Overall, I consider this book a very good contribution in the fields of war/military studies, memory research and gender studies, as the editors intended. As the richness of the book’s parts shows, the geopolitical contexts are not simply taken as different case-studies, but there is a special emphasis on contextualisation, in relation to positionality. Moreover, throughout the book, there is a very wide range of materials used: oral testimonies, official documents, personal writings, court testimonies, novels, photographs, films, autobiography, family stories and previous research. Through this wide range of materials, the contributors are interested in criticising binaries, unpacking ahistorical and essentialist analysis, analysing constructions of femininities and drawing research strategies for the future research on these fields.
I can conclude by suggesting that in addition to war/military studies, memory research and gender studies, this book also might be of strong interest to the researchers working in affect studies, in relation to the book’s central problematisation of silence.
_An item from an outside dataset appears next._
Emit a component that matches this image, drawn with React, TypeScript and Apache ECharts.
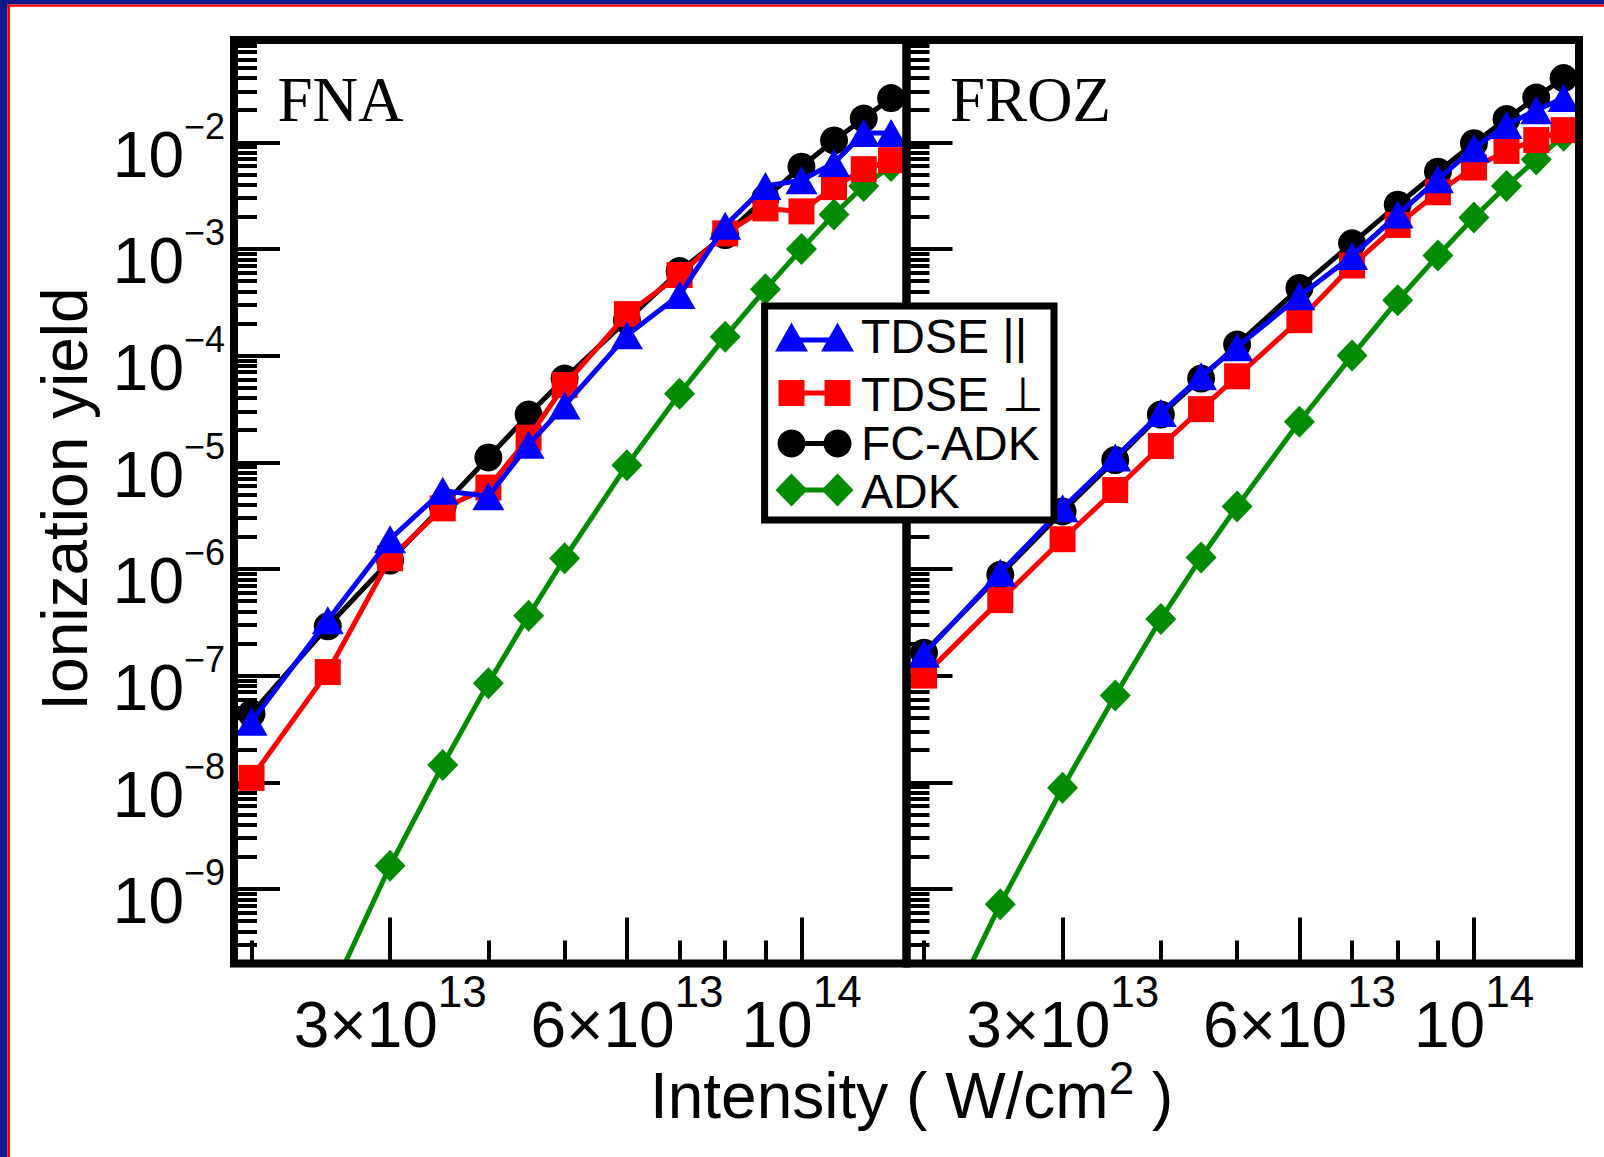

Similar to silence (and in relation with it), there are some affective emphases that return as themes in nearly all of the chapters: shame, guilt, self-sacrificing, belonging, bravery, honour. The ways these are discussed shows that emotions are not simply a side effect of social and political events (a view affect studies would be critical of), but quite in the centre for forming a critical understanding of social and political constitutions, in war, genocide, political violence and beyond.